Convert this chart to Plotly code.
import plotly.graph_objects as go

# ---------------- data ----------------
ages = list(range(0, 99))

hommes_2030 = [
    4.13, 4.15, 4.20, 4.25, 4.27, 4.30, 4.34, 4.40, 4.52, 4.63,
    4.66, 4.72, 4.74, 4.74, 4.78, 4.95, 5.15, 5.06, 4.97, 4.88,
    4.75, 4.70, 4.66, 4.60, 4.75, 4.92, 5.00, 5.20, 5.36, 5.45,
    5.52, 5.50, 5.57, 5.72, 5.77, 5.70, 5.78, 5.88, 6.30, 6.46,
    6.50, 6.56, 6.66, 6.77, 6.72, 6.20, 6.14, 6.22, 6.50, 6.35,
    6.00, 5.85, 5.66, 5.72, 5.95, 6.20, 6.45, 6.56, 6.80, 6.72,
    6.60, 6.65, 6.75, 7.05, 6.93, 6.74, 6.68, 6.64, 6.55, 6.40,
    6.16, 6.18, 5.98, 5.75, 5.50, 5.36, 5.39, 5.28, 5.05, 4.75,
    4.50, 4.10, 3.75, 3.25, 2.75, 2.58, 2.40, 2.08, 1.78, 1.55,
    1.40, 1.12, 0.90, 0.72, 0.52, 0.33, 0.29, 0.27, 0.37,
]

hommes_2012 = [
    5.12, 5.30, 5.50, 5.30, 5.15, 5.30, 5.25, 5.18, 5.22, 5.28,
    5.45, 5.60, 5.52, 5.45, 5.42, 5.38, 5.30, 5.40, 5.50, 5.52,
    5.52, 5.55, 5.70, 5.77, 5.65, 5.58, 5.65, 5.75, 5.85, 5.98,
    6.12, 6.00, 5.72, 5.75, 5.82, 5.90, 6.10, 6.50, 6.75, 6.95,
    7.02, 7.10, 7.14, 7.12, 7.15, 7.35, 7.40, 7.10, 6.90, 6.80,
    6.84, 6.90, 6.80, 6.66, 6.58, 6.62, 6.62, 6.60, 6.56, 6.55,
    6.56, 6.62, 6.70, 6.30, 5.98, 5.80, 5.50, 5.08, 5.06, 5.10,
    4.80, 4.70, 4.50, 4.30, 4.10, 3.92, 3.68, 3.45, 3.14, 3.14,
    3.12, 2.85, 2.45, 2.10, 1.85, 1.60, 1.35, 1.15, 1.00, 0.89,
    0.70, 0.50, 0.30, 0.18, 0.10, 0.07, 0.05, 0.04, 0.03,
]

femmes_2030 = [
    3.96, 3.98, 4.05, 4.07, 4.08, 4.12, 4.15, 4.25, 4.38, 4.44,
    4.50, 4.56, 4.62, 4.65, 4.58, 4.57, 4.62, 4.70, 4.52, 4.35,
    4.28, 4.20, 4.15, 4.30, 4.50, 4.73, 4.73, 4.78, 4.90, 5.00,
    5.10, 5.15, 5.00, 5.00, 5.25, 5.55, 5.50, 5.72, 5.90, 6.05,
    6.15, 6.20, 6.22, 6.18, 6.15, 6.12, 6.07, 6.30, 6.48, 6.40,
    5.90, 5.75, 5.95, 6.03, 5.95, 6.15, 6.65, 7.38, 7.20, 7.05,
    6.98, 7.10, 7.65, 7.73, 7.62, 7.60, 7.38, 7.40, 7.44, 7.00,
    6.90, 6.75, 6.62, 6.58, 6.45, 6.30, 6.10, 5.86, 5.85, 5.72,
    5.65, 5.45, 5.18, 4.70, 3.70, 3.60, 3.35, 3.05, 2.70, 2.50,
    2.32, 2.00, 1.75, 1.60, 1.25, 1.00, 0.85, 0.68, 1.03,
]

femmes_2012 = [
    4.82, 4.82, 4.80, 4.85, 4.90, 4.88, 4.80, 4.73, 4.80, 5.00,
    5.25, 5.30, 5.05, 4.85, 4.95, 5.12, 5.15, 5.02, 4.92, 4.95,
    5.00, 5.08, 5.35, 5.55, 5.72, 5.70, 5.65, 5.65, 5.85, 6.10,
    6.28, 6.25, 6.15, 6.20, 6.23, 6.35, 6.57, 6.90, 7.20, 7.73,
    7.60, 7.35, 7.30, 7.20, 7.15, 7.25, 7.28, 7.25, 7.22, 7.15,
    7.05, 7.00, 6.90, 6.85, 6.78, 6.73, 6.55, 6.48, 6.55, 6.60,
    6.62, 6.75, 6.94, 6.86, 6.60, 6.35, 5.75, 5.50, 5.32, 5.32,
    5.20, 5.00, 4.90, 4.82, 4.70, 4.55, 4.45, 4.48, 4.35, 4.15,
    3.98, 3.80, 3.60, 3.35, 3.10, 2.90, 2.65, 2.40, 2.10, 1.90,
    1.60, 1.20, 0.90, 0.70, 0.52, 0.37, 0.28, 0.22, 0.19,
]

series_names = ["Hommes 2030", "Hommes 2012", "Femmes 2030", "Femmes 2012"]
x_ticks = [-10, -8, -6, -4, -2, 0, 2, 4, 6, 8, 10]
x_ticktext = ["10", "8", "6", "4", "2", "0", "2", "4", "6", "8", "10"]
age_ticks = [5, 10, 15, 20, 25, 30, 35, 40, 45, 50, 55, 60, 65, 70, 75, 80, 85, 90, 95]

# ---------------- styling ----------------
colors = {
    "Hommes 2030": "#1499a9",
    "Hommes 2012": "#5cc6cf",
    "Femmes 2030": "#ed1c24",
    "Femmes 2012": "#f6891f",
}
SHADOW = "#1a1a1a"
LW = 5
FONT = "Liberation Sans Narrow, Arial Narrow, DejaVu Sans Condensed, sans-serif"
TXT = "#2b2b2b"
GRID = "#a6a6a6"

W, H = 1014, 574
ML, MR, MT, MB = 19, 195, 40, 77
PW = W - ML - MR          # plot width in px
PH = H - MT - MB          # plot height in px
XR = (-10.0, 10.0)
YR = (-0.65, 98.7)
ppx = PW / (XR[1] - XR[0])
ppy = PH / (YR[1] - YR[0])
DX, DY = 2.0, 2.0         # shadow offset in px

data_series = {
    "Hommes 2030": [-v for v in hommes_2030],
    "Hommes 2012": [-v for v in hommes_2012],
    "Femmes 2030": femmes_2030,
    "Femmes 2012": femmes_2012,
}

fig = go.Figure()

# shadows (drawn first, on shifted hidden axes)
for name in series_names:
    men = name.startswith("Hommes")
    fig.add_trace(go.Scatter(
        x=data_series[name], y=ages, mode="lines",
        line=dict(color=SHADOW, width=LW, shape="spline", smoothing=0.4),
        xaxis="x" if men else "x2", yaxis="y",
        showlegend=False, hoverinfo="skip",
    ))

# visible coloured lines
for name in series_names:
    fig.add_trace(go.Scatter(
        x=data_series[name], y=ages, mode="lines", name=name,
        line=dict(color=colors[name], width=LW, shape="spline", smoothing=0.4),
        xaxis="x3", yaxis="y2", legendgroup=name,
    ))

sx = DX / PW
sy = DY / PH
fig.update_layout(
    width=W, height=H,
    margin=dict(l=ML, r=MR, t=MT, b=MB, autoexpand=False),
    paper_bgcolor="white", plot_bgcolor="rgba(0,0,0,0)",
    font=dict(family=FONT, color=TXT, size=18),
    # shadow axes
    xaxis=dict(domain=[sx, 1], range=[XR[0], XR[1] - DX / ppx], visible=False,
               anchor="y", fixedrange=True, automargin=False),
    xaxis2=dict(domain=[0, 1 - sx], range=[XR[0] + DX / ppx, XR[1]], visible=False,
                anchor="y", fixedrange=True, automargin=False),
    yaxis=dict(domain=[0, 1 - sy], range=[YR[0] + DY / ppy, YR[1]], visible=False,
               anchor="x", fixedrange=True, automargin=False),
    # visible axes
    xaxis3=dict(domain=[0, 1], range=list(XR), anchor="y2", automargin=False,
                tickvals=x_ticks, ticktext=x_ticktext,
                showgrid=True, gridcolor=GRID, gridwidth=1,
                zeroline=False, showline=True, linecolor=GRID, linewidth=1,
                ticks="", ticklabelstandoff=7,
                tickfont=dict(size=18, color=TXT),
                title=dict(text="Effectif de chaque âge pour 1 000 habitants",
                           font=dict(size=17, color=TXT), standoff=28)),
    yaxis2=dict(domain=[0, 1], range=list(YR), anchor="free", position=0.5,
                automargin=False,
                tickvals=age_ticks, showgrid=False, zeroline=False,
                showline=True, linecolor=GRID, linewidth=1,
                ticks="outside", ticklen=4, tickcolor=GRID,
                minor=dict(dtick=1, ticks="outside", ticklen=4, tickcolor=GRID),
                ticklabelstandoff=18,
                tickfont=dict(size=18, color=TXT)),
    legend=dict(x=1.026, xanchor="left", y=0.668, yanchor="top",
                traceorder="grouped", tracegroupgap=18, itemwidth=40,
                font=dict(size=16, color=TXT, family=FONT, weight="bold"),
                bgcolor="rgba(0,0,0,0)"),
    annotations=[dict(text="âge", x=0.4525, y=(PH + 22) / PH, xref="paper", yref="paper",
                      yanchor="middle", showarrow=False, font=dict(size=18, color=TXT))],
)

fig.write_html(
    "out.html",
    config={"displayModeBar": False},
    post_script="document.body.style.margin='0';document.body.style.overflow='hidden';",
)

--

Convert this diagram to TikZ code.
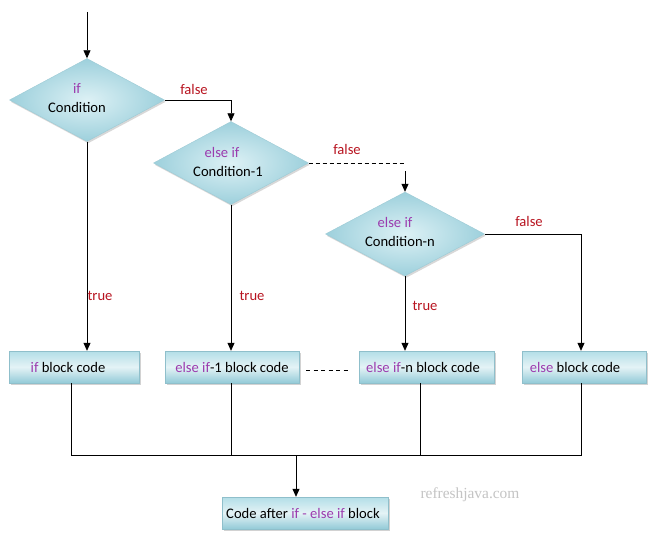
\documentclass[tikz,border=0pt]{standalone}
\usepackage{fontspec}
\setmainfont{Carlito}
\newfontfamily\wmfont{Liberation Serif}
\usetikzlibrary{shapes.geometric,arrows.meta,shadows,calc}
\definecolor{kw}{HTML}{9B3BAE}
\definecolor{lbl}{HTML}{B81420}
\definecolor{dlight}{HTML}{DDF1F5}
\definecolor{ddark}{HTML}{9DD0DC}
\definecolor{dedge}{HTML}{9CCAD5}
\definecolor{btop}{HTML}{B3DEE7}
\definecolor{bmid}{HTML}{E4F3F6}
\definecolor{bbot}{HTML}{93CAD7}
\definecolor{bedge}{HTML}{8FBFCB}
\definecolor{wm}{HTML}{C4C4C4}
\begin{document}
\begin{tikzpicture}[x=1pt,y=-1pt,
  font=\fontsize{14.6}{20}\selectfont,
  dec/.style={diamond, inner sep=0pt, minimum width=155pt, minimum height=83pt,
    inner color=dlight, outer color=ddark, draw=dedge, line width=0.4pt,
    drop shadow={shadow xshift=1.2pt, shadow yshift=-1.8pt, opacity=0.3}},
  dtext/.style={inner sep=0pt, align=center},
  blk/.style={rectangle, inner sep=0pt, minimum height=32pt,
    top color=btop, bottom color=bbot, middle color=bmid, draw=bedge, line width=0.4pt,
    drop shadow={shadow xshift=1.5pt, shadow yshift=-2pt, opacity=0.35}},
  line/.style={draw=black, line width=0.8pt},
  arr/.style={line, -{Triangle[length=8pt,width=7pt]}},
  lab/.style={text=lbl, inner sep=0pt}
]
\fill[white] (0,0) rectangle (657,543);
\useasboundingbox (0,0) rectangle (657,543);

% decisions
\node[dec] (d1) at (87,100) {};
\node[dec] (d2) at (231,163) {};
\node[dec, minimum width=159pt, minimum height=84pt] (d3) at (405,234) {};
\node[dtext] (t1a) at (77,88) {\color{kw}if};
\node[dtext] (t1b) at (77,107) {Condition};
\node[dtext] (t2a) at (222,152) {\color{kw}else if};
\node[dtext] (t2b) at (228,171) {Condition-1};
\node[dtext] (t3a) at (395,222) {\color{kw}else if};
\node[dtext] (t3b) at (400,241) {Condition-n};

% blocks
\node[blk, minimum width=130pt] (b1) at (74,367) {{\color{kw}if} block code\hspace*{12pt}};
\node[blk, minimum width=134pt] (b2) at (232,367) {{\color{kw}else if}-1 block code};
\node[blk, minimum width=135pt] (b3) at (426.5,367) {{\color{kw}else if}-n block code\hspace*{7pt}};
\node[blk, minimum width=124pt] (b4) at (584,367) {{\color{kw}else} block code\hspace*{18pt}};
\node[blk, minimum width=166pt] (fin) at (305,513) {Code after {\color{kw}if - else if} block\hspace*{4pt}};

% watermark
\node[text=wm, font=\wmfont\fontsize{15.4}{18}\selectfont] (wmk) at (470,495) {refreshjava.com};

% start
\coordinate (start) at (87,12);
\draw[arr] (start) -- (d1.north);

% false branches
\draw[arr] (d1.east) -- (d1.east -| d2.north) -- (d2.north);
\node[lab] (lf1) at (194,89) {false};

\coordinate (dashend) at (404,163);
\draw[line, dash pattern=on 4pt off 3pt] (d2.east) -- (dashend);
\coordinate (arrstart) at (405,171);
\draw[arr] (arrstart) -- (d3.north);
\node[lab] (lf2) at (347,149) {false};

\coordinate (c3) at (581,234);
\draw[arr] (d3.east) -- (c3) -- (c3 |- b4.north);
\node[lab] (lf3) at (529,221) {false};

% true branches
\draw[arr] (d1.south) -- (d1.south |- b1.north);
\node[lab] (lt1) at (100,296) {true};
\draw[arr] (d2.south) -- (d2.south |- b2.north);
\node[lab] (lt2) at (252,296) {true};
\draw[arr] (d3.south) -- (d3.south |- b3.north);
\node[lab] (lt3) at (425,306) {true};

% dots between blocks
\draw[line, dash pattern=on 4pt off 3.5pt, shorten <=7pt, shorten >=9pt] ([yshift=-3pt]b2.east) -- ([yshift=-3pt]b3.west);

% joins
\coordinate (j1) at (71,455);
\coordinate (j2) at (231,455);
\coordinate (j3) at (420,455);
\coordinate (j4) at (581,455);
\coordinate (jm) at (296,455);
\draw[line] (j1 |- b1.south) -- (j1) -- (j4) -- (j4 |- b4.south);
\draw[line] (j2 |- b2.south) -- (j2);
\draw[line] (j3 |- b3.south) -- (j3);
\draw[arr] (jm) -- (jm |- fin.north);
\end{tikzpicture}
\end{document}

• [Challenge]: Exactly those lines that run from the line with "Convert this chart to Plotly code." through the line with "ages = list(range(0, 99))" are to be reproduced; both end lines belong to the range.

• [Response]:
Convert this chart to Plotly code.
import plotly.graph_objects as go

# ---------------- data ----------------
ages = list(range(0, 99))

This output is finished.